According to the tale Natsarkekia remains timid up to the end. He fails to dare the Devis dwelling. He loaded the camels with everything that can be taken and sets off home to his sister-in-law. Akaki’s Natsarkekia is quite different. In a style befitting a brave and self-confident person he not only escapes from Devis fortress but he takes his brother there too. Boasting and self-respect are not in his nature. He just reminds his brothers a folk saying: “Haven’t you heard that
This saying acquires special essence in the 19th century. The generation of the sixties including Akaki Tsereteli was well aware that Georgia could not defeat this huge Russian Empire. New, more efficient means should be chosen for fighting. Such weapon was knowledge. In his tale Akaki makes a reader believe that it is possible to defeat rude physical power.
Instead of Akaki’s Natsarkeki’s traditional formula “And they lived happily ever after,” there is verse riddle, said quickly. The verse ideologically is connected with the hidden plane of content and gives a kind of “key” for its correct understanding. The author’s concept is clear: you should not get acquainted with the enemy as a coward otherwise he attacks you more decisively. The trouble often happens with a man because of one’s own wastefulness and not by disposition of God and the service for the country’s benefit will always be rewarded by God.
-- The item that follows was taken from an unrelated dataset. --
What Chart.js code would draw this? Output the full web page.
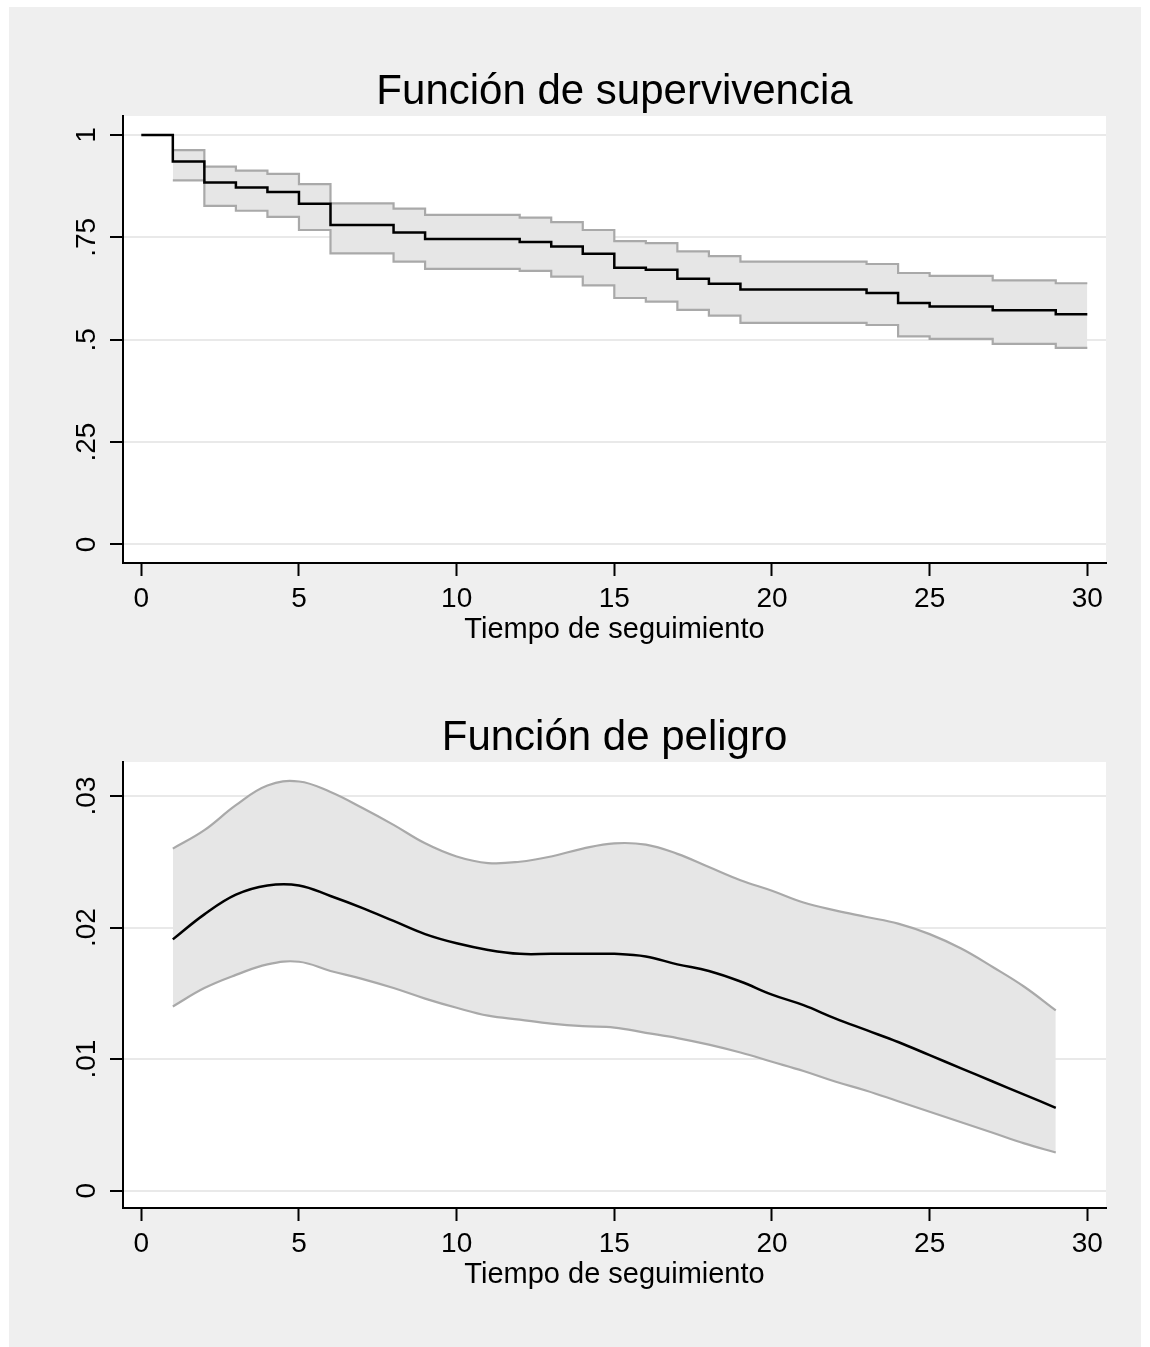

Thus Akaki Tsereteli for expression of his creative interests, as a rule, uses those folk images which at the same time are national and typical. The writer treats folklore material relatively “freely”: borrows separate details, modifies some passages of the plot to a certain extent or offers new ones instead of them. The most characteristic feature of A.Tsereteli’s attitude to folklore material is that he imbues fairy tale with the social and political sounding, and thus makes readers reflect on contemporary problems.